Raw data —

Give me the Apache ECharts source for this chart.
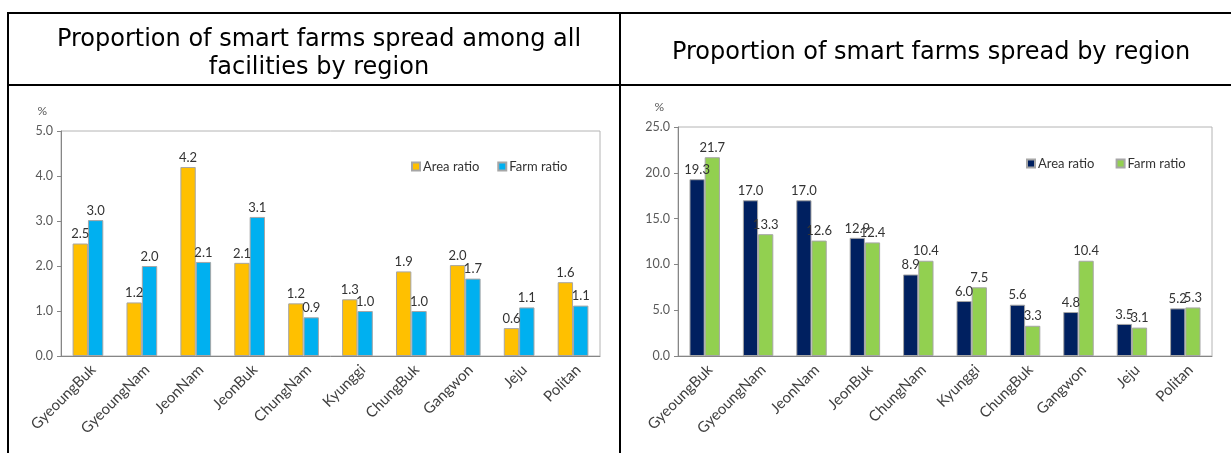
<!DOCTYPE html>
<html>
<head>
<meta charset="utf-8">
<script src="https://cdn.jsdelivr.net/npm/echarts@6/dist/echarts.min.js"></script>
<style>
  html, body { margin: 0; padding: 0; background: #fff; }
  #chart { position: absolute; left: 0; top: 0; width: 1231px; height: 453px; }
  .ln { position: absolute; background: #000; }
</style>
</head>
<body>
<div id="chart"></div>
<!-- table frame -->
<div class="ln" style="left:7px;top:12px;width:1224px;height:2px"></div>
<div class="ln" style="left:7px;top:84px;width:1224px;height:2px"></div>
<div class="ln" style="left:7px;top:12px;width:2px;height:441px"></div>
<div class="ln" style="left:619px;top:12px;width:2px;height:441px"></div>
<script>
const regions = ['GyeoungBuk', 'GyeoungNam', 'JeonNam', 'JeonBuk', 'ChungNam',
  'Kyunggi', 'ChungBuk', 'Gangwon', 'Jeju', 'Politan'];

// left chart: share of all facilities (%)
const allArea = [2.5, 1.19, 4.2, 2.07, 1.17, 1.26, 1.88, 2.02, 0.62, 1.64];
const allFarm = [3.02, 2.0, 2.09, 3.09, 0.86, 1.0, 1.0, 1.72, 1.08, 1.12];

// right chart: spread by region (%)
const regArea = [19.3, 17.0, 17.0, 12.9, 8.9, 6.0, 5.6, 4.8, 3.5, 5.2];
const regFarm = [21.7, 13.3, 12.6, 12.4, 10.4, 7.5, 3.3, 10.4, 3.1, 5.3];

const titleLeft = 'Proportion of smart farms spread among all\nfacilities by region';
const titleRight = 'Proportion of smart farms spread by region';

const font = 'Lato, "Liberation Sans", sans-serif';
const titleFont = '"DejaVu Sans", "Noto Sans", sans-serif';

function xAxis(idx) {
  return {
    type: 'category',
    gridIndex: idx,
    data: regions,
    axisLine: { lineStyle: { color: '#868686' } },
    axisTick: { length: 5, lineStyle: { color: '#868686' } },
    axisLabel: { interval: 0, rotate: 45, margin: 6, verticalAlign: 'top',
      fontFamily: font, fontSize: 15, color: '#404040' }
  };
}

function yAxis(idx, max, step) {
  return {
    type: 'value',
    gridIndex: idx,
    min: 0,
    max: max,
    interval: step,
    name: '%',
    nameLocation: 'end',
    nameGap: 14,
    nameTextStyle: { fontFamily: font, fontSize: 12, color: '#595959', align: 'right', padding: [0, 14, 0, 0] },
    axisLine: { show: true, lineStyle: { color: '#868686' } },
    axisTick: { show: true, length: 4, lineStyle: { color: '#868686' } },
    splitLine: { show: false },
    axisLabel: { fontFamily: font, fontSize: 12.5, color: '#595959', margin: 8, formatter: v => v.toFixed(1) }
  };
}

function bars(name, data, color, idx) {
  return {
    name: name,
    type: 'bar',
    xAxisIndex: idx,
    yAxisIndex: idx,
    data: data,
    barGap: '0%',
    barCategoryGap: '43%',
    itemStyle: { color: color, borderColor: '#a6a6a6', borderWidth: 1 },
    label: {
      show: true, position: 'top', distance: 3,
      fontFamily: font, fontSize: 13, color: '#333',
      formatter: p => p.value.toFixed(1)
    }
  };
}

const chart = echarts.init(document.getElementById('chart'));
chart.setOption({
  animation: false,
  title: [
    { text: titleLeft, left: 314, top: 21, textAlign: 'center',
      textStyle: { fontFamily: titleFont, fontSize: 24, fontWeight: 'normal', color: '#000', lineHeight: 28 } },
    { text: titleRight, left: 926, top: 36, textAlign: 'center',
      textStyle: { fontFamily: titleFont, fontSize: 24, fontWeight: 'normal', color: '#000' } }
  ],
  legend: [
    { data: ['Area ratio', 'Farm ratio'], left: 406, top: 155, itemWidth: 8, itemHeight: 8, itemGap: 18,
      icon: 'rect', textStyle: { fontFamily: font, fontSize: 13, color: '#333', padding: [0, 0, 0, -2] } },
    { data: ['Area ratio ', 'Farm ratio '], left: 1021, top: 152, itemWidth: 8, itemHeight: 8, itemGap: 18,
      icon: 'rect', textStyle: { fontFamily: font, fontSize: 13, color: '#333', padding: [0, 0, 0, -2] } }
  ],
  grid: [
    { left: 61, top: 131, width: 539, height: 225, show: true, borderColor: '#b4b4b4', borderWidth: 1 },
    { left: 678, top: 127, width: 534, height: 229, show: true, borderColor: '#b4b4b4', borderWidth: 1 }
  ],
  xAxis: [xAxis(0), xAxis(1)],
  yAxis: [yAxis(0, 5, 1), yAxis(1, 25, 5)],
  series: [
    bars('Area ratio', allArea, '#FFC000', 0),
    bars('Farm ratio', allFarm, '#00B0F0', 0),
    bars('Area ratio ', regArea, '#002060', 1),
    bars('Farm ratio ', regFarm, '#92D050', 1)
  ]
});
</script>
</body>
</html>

Exercise —
Repeat the material above in full and exactly, omitting the pictures.

Reply —
Give me the Apache ECharts source for this chart.
<!DOCTYPE html>
<html>
<head>
<meta charset="utf-8">
<script src="https://cdn.jsdelivr.net/npm/echarts@6/dist/echarts.min.js"></script>
<style>
  html, body { margin: 0; padding: 0; background: #fff; }
  #chart { position: absolute; left: 0; top: 0; width: 1231px; height: 453px; }
  .ln { position: absolute; background: #000; }
</style>
</head>
<body>
<div id="chart"></div>
<!-- table frame -->
<div class="ln" style="left:7px;top:12px;width:1224px;height:2px"></div>
<div class="ln" style="left:7px;top:84px;width:1224px;height:2px"></div>
<div class="ln" style="left:7px;top:12px;width:2px;height:441px"></div>
<div class="ln" style="left:619px;top:12px;width:2px;height:441px"></div>
<script>
const regions = ['GyeoungBuk', 'GyeoungNam', 'JeonNam', 'JeonBuk', 'ChungNam',
  'Kyunggi', 'ChungBuk', 'Gangwon', 'Jeju', 'Politan'];

// left chart: share of all facilities (%)
const allArea = [2.5, 1.19, 4.2, 2.07, 1.17, 1.26, 1.88, 2.02, 0.62, 1.64];
const allFarm = [3.02, 2.0, 2.09, 3.09, 0.86, 1.0, 1.0, 1.72, 1.08, 1.12];

// right chart: spread by region (%)
const regArea = [19.3, 17.0, 17.0, 12.9, 8.9, 6.0, 5.6, 4.8, 3.5, 5.2];
const regFarm = [21.7, 13.3, 12.6, 12.4, 10.4, 7.5, 3.3, 10.4, 3.1, 5.3];

const titleLeft = 'Proportion of smart farms spread among all\nfacilities by region';
const titleRight = 'Proportion of smart farms spread by region';

const font = 'Lato, "Liberation Sans", sans-serif';
const titleFont = '"DejaVu Sans", "Noto Sans", sans-serif';

function xAxis(idx) {
  return {
    type: 'category',
    gridIndex: idx,
    data: regions,
    axisLine: { lineStyle: { color: '#868686' } },
    axisTick: { length: 5, lineStyle: { color: '#868686' } },
    axisLabel: { interval: 0, rotate: 45, margin: 6, verticalAlign: 'top',
      fontFamily: font, fontSize: 15, color: '#404040' }
  };
}

function yAxis(idx, max, step) {
  return {
    type: 'value',
    gridIndex: idx,
    min: 0,
    max: max,
    interval: step,
    name: '%',
    nameLocation: 'end',
    nameGap: 14,
    nameTextStyle: { fontFamily: font, fontSize: 12, color: '#595959', align: 'right', padding: [0, 14, 0, 0] },
    axisLine: { show: true, lineStyle: { color: '#868686' } },
    axisTick: { show: true, length: 4, lineStyle: { color: '#868686' } },
    splitLine: { show: false },
    axisLabel: { fontFamily: font, fontSize: 12.5, color: '#595959', margin: 8, formatter: v => v.toFixed(1) }
  };
}

function bars(name, data, color, idx) {
  return {
    name: name,
    type: 'bar',
    xAxisIndex: idx,
    yAxisIndex: idx,
    data: data,
    barGap: '0%',
    barCategoryGap: '43%',
    itemStyle: { color: color, borderColor: '#a6a6a6', borderWidth: 1 },
    label: {
      show: true, position: 'top', distance: 3,
      fontFamily: font, fontSize: 13, color: '#333',
      formatter: p => p.value.toFixed(1)
    }
  };
}

const chart = echarts.init(document.getElementById('chart'));
chart.setOption({
  animation: false,
  title: [
    { text: titleLeft, left: 314, top: 21, textAlign: 'center',
      textStyle: { fontFamily: titleFont, fontSize: 24, fontWeight: 'normal', color: '#000', lineHeight: 28 } },
    { text: titleRight, left: 926, top: 36, textAlign: 'center',
      textStyle: { fontFamily: titleFont, fontSize: 24, fontWeight: 'normal', color: '#000' } }
  ],
  legend: [
    { data: ['Area ratio', 'Farm ratio'], left: 406, top: 155, itemWidth: 8, itemHeight: 8, itemGap: 18,
      icon: 'rect', textStyle: { fontFamily: font, fontSize: 13, color: '#333', padding: [0, 0, 0, -2] } },
    { data: ['Area ratio ', 'Farm ratio '], left: 1021, top: 152, itemWidth: 8, itemHeight: 8, itemGap: 18,
      icon: 'rect', textStyle: { fontFamily: font, fontSize: 13, color: '#333', padding: [0, 0, 0, -2] } }
  ],
  grid: [
    { left: 61, top: 131, width: 539, height: 225, show: true, borderColor: '#b4b4b4', borderWidth: 1 },
    { left: 678, top: 127, width: 534, height: 229, show: true, borderColor: '#b4b4b4', borderWidth: 1 }
  ],
  xAxis: [xAxis(0), xAxis(1)],
  yAxis: [yAxis(0, 5, 1), yAxis(1, 25, 5)],
  series: [
    bars('Area ratio', allArea, '#FFC000', 0),
    bars('Farm ratio', allFarm, '#00B0F0', 0),
    bars('Area ratio ', regArea, '#002060', 1),
    bars('Farm ratio ', regFarm, '#92D050', 1)
  ]
});
</script>
</body>
</html>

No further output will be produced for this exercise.